Given the context of your pipeline, where the source data from DB2 production systems is considered highly reliable and column-level checks (such as presence of mandatory fields, null validation, and type-safe transformations) are already in place, it is still prudent to consider additional data type-level validation and constraint-level checks within Databricks during transformation.
While the DB2 source may enforce certain constraints, there are several reasons to implement these checks within Databricks:
Data Integrity Assurance: Implementing data type-level validation and constraint-level checks within Databricks ensures that any anomalies or discrepancies introduced during the transformation process are caught early. This adds an extra layer of data integrity assurance, which is crucial for maintaining high-quality data throughout the pipeline.
Consistency Across Systems: By enforcing constraints within Databricks, you ensure that the data remains consistent across different systems and stages of the pipeline. This is particularly important when integrating with downstream systems like Azure SQL Hyperscale, where data consistency is critical for accurate analysis and reporting.
Error Handling and Debugging: Having validation checks within Databricks can help in identifying and isolating issues more effectively. If an error occurs, it is easier to pinpoint whether it originated from the source data or during the transformation process, facilitating quicker debugging and resolution.
Compliance and Governance: In certain industries, regulatory compliance and data governance policies may require multiple layers of validation to ensure data accuracy and reliability. Implementing these checks within Databricks can help meet such compliance requirements.
However, it is also important to weigh these benefits against the potential risks and costs associated with duplicating business logic and performing validations multiple times:
Risk of Drift: Duplicating business logic for validation can lead to a risk of drift, where the validation logic in Databricks may become out of sync with the source system's logic over time. This can result in inconsistencies and potential data quality issues. To mitigate this risk, it is essential to establish robust processes for maintaining and synchronizing validation logic across systems.

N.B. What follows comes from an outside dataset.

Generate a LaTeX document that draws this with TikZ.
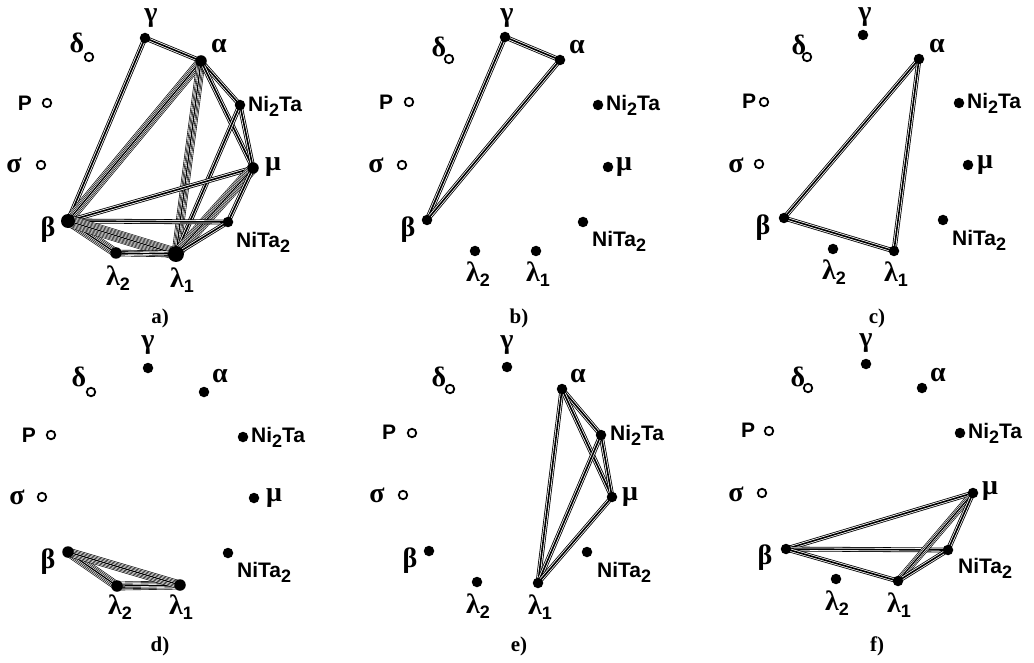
\documentclass[tikz,border=0pt]{standalone}
\usepackage{fontspec}
\setmainfont{Liberation Serif}
\newfontfamily\sfb{Liberation Sans}
\pgfdeclarelayer{bg}
\pgfsetlayers{bg,main}
\newcommand{\bund}[4]{%
  \pgfmathtruncatemacro{\bn}{2*#1-2}%
  \foreach \i in {0,...,\bn}{%
    \pgfmathsetmacro{\bw}{(2*#1-1-\i)*#2}%
    \ifodd\i\relax \def\bc{white}\else\def\bc{black}\fi
    \draw[line width=\bw pt,draw=\bc] (#3.center) -- (#4.center);
  }}
\newcommand{\dd}[2]{\bund{2}{1.6}{#1}{#2}}
\newcommand{\gsub}[2]{#1\raisebox{-5pt}{\sfb\bfseries\fontsize{18}{18}\selectfont #2}}
\newcommand{\tsub}[1]{\raisebox{-5pt}{\fontsize{18}{18}\selectfont #1}}
\tikzset{
  dot/.style={circle,fill=black,inner sep=0pt,minimum size=10.5pt},
  bigdot/.style={circle,fill=black,inner sep=0pt,minimum size=14pt},
  odot/.style={circle,draw=black,line width=1.8pt,fill=white,inner sep=0pt,minimum size=8.5pt},
  gk/.style={inner sep=0pt,font=\bfseries\fontsize{28}{28}\selectfont},
  sl/.style={inner sep=0pt,font=\sfb\bfseries\fontsize{21}{21}\selectfont},
  captxt/.style={inner sep=0pt,font=\bfseries\fontsize{21}{21}\selectfont}
}
\begin{document}
\begin{tikzpicture}[x=1pt,y=-1pt]
\useasboundingbox (0,0) rectangle (1034,663);
% ---------- panel a ----------
\node[dot] (a-ga) at (145,38) {};  \node[gk] (a-tga) at (151,18) {γ};
\node[dot,minimum size=11.5pt] (a-al) at (201,61) {};  \node[gk] (a-tal) at (219,46) {α};
\node[odot] (a-de) at (89,57) {};  \node[gk] (a-tde) at (77,43) {δ};
\node[odot] (a-P) at (47,103) {};  \node[sl] (a-tP) at (25,103) {P};
\node[odot] (a-si) at (41,165) {}; \node[gk] (a-tsi) at (14,165) {σ};
\node[dot] (a-n2) at (240,105) {}; \node[sl,anchor=west] (a-tn2) at (248,106) {Ni\tsub{2}Ta};
\node[dot,minimum size=11.5pt] (a-mu) at (253,168) {}; \node[gk] (a-tmu) at (273,167) {μ};
\node[bigdot] (a-be) at (68,221) {}; \node[gk] (a-tbe) at (48,230) {β};
\node[dot] (a-nt) at (228,222) {}; \node[sl,anchor=west] (a-tnt) at (236,242) {NiTa\tsub{2}};
\node[dot,minimum size=11.5pt] (a-l2) at (116,253) {}; \node[gk] (a-tl2) at (118,278) {\gsub{λ}{2}};
\node[bigdot,minimum size=16pt] (a-l1) at (176,254) {}; \node[gk] (a-tl1) at (182,280) {\gsub{λ}{1}};
\node[captxt] (a-cap) at (160,318) {a)};
% ---------- panel b ----------
\node[dot] (b-ga) at (505,37) {};  \node[gk] (b-tga) at (507,18) {γ};
\node[dot] (b-al) at (560,60) {};  \node[gk] (b-tal) at (577,47) {α};
\node[odot] (b-de) at (449,59) {}; \node[gk] (b-tde) at (439,47) {δ};
\node[odot] (b-P) at (409,102) {}; \node[sl] (b-tP) at (386,102) {P};
\node[odot] (b-si) at (402,165) {}; \node[gk] (b-tsi) at (376,165) {σ};
\node[dot] (b-n2) at (598,105) {}; \node[sl,anchor=west] (b-tn2) at (606,105) {Ni\tsub{2}Ta};
\node[dot] (b-mu) at (608,167) {}; \node[gk] (b-tmu) at (624,167) {μ};
\node[dot] (b-be) at (427,220) {}; \node[gk] (b-tbe) at (408,230) {β};
\node[dot] (b-nt) at (583,222) {}; \node[sl,anchor=west] (b-tnt) at (592,241) {NiTa\tsub{2}};
\node[dot] (b-l2) at (475,251) {}; \node[gk] (b-tl2) at (478,274) {\gsub{λ}{2}};
\node[dot] (b-l1) at (536,251) {}; \node[gk] (b-tl1) at (538,274) {\gsub{λ}{1}};
\node[captxt] (b-cap) at (519,318) {b)};
% ---------- panel c ----------
\node[dot] (c-ga) at (863,35) {};  \node[gk] (c-tga) at (865,17) {γ};
\node[dot] (c-al) at (919,59) {};  \node[gk] (c-tal) at (937,46) {α};
\node[odot] (c-de) at (807,57) {}; \node[gk] (c-tde) at (799,45) {δ};
\node[odot] (c-P) at (764,102) {}; \node[sl] (c-tP) at (749,101) {P};
\node[odot] (c-si) at (759,164) {}; \node[gk] (c-tsi) at (736,165) {σ};
\node[dot] (c-n2) at (959,103) {}; \node[sl,anchor=west] (c-tn2) at (967,103) {Ni\tsub{2}Ta};
\node[dot] (c-mu) at (968,165) {}; \node[gk] (c-tmu) at (985,165) {μ};
\node[dot] (c-be) at (784,218) {}; \node[gk] (c-tbe) at (763,228) {β};
\node[dot] (c-nt) at (943,220) {}; \node[sl,anchor=west] (c-tnt) at (952,240) {NiTa\tsub{2}};
\node[dot] (c-l2) at (833,249) {}; \node[gk] (c-tl2) at (834,272) {\gsub{λ}{2}};
\node[dot] (c-l1) at (894,251) {}; \node[gk] (c-tl1) at (896,274) {\gsub{λ}{1}};
\node[captxt] (c-cap) at (877,318) {c)};
% ---------- panel d ----------
\node[dot] (d-ga) at (148,368) {};  \node[gk] (d-tga) at (148,345) {γ};
\node[dot] (d-al) at (204,392) {};  \node[gk] (d-tal) at (220,376) {α};
\node[odot] (d-de) at (91,392) {}; \node[gk] (d-tde) at (79,377) {δ};
\node[odot] (d-P) at (51,435) {}; \node[sl] (d-tP) at (29,435) {P};
\node[odot] (d-si) at (42,497) {}; \node[gk] (d-tsi) at (17,497) {σ};
\node[dot] (d-n2) at (243,437) {}; \node[sl,anchor=west] (d-tn2) at (251,437) {Ni\tsub{2}Ta};
\node[dot] (d-mu) at (254,498) {}; \node[gk] (d-tmu) at (274,498) {μ};
\node[dot,minimum size=11.5pt] (d-be) at (68,552) {}; \node[gk] (d-tbe) at (48,562) {β};
\node[dot] (d-nt) at (228,553) {}; \node[sl,anchor=west] (d-tnt) at (237,572) {NiTa\tsub{2}};
\node[dot,minimum size=11.5pt] (d-l2) at (117,586) {}; \node[gk] (d-tl2) at (120,607) {\gsub{λ}{2}};
\node[dot,minimum size=11.5pt] (d-l1) at (180,585) {}; \node[gk] (d-tl1) at (181,607) {\gsub{λ}{1}};
\node[captxt] (d-cap) at (160,646) {d)};
% ---------- panel e ----------
\node[dot] (e-ga) at (507,367) {};  \node[gk] (e-tga) at (507,345) {γ};
\node[dot] (e-al) at (562,389) {};  \node[gk] (e-tal) at (578,376) {α};
\node[odot] (e-de) at (450,389) {}; \node[gk] (e-tde) at (439,377) {δ};
\node[odot] (e-P) at (412,433) {}; \node[sl] (e-tP) at (389,432) {P};
\node[odot] (e-si) at (403,495) {}; \node[gk] (e-tsi) at (377,495) {σ};
\node[dot] (e-n2) at (601,435) {}; \node[sl,anchor=west] (e-tn2) at (610,435) {Ni\tsub{2}Ta};
\node[dot] (e-mu) at (612,497) {}; \node[gk] (e-tmu) at (630,497) {μ};
\node[dot] (e-be) at (429,551) {}; \node[gk] (e-tbe) at (410,561) {β};
\node[dot] (e-nt) at (587,552) {}; \node[sl,anchor=west] (e-tnt) at (597,572) {NiTa\tsub{2}};
\node[dot] (e-l2) at (477,582) {}; \node[gk] (e-tl2) at (478,606) {\gsub{λ}{2}};
\node[dot] (e-l1) at (538,583) {}; \node[gk] (e-tl1) at (540,607) {\gsub{λ}{1}};
\node[captxt] (e-cap) at (519,646) {e)};
% ---------- panel f ----------
\node[dot] (f-ga) at (866,364) {};  \node[gk] (f-tga) at (866,343) {γ};
\node[dot] (f-al) at (922,388) {};  \node[gk] (f-tal) at (938,375) {α};
\node[odot] (f-de) at (808,388) {}; \node[gk] (f-tde) at (798,377) {δ};
\node[odot] (f-P) at (769,431) {}; \node[sl] (f-tP) at (748,430) {P};
\node[odot] (f-si) at (762,493) {}; \node[gk] (f-tsi) at (736,494) {σ};
\node[dot] (f-n2) at (960,433) {}; \node[sl,anchor=west] (f-tn2) at (968,433) {Ni\tsub{2}Ta};
\node[dot] (f-mu) at (973,493) {}; \node[gk] (f-tmu) at (990,491) {μ};
\node[dot] (f-be) at (786,549) {}; \node[gk] (f-tbe) at (765,558) {β};
\node[dot] (f-nt) at (948,550) {}; \node[sl,anchor=west] (f-tnt) at (958,568) {NiTa\tsub{2}};
\node[dot] (f-l2) at (836,579) {}; \node[gk] (f-tl2) at (837,603) {\gsub{λ}{2}};
\node[dot] (f-l1) at (898,581) {}; \node[gk] (f-tl1) at (899,605) {\gsub{λ}{1}};
\node[captxt] (f-cap) at (877,646) {f)};
% ---------- connectors ----------
\begin{pgfonlayer}{bg}
% a
\dd{a-ga}{a-al} \dd{a-ga}{a-be}
\bund{4}{1.3}{a-al}{a-be}
\bund{4}{1.25}{a-al}{a-l1}
\dd{a-al}{a-n2} \dd{a-al}{a-mu} \dd{a-n2}{a-mu} \dd{a-n2}{a-l1}
\dd{a-mu}{a-be}
\bund{5}{1.15}{a-mu}{a-l1}
\dd{a-mu}{a-nt} \dd{a-be}{a-nt}
\bund{4}{1.25}{a-be}{a-l2}
\bund{6}{1.1}{a-be}{a-l1}
\bund{3}{1.3}{a-l2}{a-l1}
\dd{a-nt}{a-l1}
% b
\dd{b-be}{b-ga} \dd{b-ga}{b-al} \dd{b-al}{b-be}
% c
\dd{c-al}{c-be} \dd{c-be}{c-l1} \dd{c-al}{c-l1}
% d
\bund{4}{1.25}{d-be}{d-l2}
\bund{4}{1.25}{d-l2}{d-l1}
\bund{4}{1.25}{d-be}{d-l1}
% e
\dd{e-al}{e-l1} \dd{e-al}{e-n2} \dd{e-al}{e-mu} \dd{e-n2}{e-mu} \dd{e-n2}{e-l1} \dd{e-mu}{e-l1}
% f
\dd{f-be}{f-mu} \dd{f-be}{f-nt} \dd{f-be}{f-l1} \bund{3}{1.3}{f-mu}{f-l1} \dd{f-mu}{f-nt} \dd{f-nt}{f-l1}
\end{pgfonlayer}
\end{tikzpicture}
\end{document}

Cost and Latency: Performing validations multiple times can introduce additional computational costs and latency to the data pipeline. This can impact the overall performance and efficiency of the pipeline, especially for large datasets. It is important to assess the impact of these additional validations on the pipeline's performance and determine whether the benefits of enhanced data integrity outweigh the costs.
Architecture is about weighing risks and benefits and finding an appropriate compromise. In this case, you may consider implementing a selective approach to validation, where only critical checks that are most likely to catch significant issues are duplicated within Databricks. This can help balance the need for data integrity with the desire to minimize cost and latency.
To implement these checks, you can use Databricks' built-in capabilities for schema enforcement and data validation. Here are some steps you can take:
- Schema Enforcement: Define and enforce schemas for your data using Databricks' schema enforcement features. This ensures that the data adheres to the expected structure and data types.
- Constraint Checks: Implement primary and foreign key constraints, uniqueness constraints, and other business rules using Databricks' constraint enforcement capabilities.
- Data Validation: Use Databricks' data validation functions to perform checks on data values, such as range checks, pattern matching, and custom validation logic.
By incorporating these additional validation and constraint checks within Databricks, you can enhance the overall reliability and integrity of your data pipeline, ensuring smooth and accurate downstream ingestion into Azure SQL Hyperscale.
Skipping such row-level integrity checks could pose risks, such as data inconsistencies, undetected errors, and potential issues with downstream systems that rely on accurate and validated data. Therefore, it is advisable to implement these checks to mitigate any potential risks and maintain high data quality standards.